Ribeira Seca (Portuguese for dry river) is a civil parish in the municipality of Ribeira Grande in the Portuguese archipelago of the Azores. The population in 2011 was 2,950, in an area of 12.59 km2. It is located near the north coast of the island. It contains the localities Bandejo, Morro de Cima and Ribeira Seca.

Architecture

The parish has a rich combination of modern and historical patrimony, in addition to natural spaces, such as the northern beach of Santa Bárbara, popular with surfers and watersports enthusiasts.
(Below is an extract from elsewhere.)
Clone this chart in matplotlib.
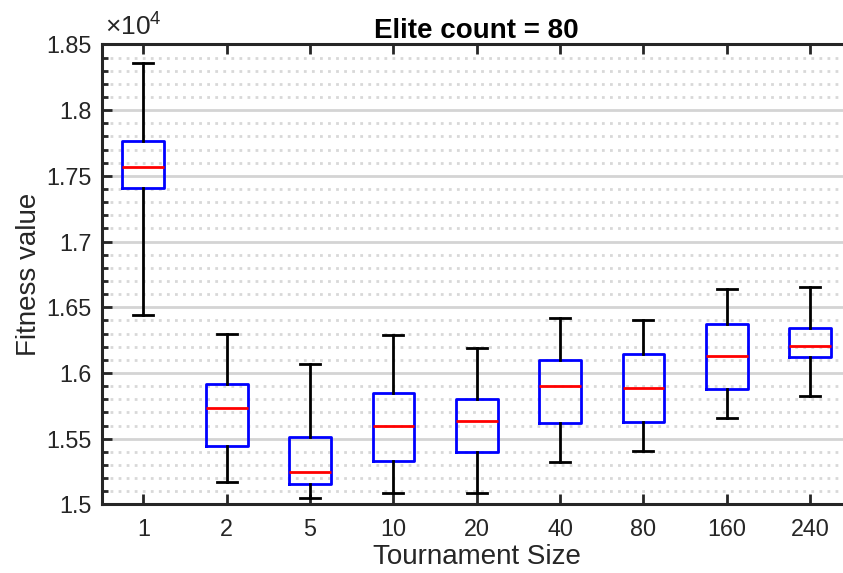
import matplotlib
matplotlib.use("Agg")
import matplotlib.pyplot as plt
from matplotlib.ticker import MultipleLocator, FuncFormatter

plt.rcParams['font.family'] = ['Liberation Sans', 'DejaVu Sans']
plt.rcParams['mathtext.fontset'] = 'custom'
plt.rcParams['mathtext.rm'] = 'Liberation Sans'
plt.rcParams['mathtext.it'] = 'Liberation Sans'

# tournament sizes and box statistics (fitness value)
sizes = ['1', '2', '5', '10', '20', '40', '80', '160', '240']
whislo = [16441, 15168, 15051, 15089, 15089, 15325, 15406, 15660, 15829]
q1 = [17409, 15447, 15155, 15333, 15401, 15621, 15628, 15879, 16125]
med = [17566, 15736, 15247, 15597, 15635, 15899, 15887, 16130, 16203]
q3 = [17764, 15919, 15515, 15846, 15804, 16099, 16145, 16372, 16340]
whishi = [18360, 16297, 16066, 16289, 16188, 16416, 16401, 16638, 16651]

stats = []
for i in range(len(sizes)):
    stats.append({'label': sizes[i], 'whislo': whislo[i], 'q1': q1[i],
                  'med': med[i], 'q3': q3[i], 'whishi': whishi[i], 'fliers': []})

txt = '#262626'
fig = plt.figure(figsize=(8.43, 5.73), dpi=100)
ax = fig.add_axes([0.1206, 0.1196, 0.8897, 0.8028])

ax.bxp(stats, widths=0.5, capwidths=0.24, showfliers=False,
       boxprops=dict(color='blue', linewidth=2.0),
       medianprops=dict(color='red', linewidth=2.0),
       whiskerprops=dict(color='black', linewidth=2.0),
       capprops=dict(color='black', linewidth=2.0))

ax.set_xlim(0.5, 9.5)
ax.set_ylim(15000, 18500)
ax.yaxis.set_major_locator(MultipleLocator(500))
ax.yaxis.set_minor_locator(MultipleLocator(100))
ax.yaxis.set_major_formatter(FuncFormatter(lambda v, p: '%g' % round(v / 1e4, 3)))

ax.set_axisbelow(True)
ax.grid(axis='y', which='major', color='#d4d4d4', linewidth=2.0, linestyle='-')
ax.grid(axis='y', which='minor', color='#d8d8d8', linewidth=2.0, linestyle=(0, (1, 1.9)))

for s in ['left', 'bottom', 'top']:
    ax.spines[s].set_linewidth(2.2)
    ax.spines[s].set_color(txt)
ax.spines['right'].set_visible(False)

ax.tick_params(axis='x', which='both', direction='in', top=True, length=7, width=2,
               color=txt, labelcolor=txt, labelsize=16.8, pad=10)
ax.tick_params(axis='y', which='major', direction='in', right=False, length=7, width=2,
               color=txt, labelcolor=txt, labelsize=16.8, pad=7)
ax.tick_params(axis='y', which='minor', direction='in', right=False, length=4, width=2,
               color=txt)

ax.set_xlabel('Tournament Size', fontsize=20, color=txt, labelpad=2)
ax.set_ylabel('Fitness value', fontsize=20, color=txt, labelpad=3)
ax.set_title('Elite count = 80', fontsize=20, fontweight='bold', pad=3)
ax.text(0.004, 1.008, r'$\times10^{4}$', transform=ax.transAxes, fontsize=19,
        color=txt, ha='left', va='bottom')

fig.savefig('out.png', dpi=100)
These include:

Civic
 Manorhouse of Mafoma ()

Military
 Casamates of Santa Bárbara ()

Religious
 Church of São Pedro ()
 Hermitage of Mãe de Deus ()
 Hermitage of Nossa Senhora da Paciência ()
 Hermitage of Nossa Senhora da Quietação ()
 Hermitage of Bom Sucesso ()

Culture
The parish is traditionally the seat of the Cavalhadas de São Pedro, an event that occurs every 29 June, and celebrates the elevation oe Ribeira Grande to the status of city, with associated festivities. During the statutory holiday, the local residents prepare the Alâmpadas de São Pedro that decorate the roads and homes of the parish during this period. Preceding these events, on 28 June, is the Marchas de São Pedro, (Marches of St. Peter) that attract hundreds of participants, who parade through the parish.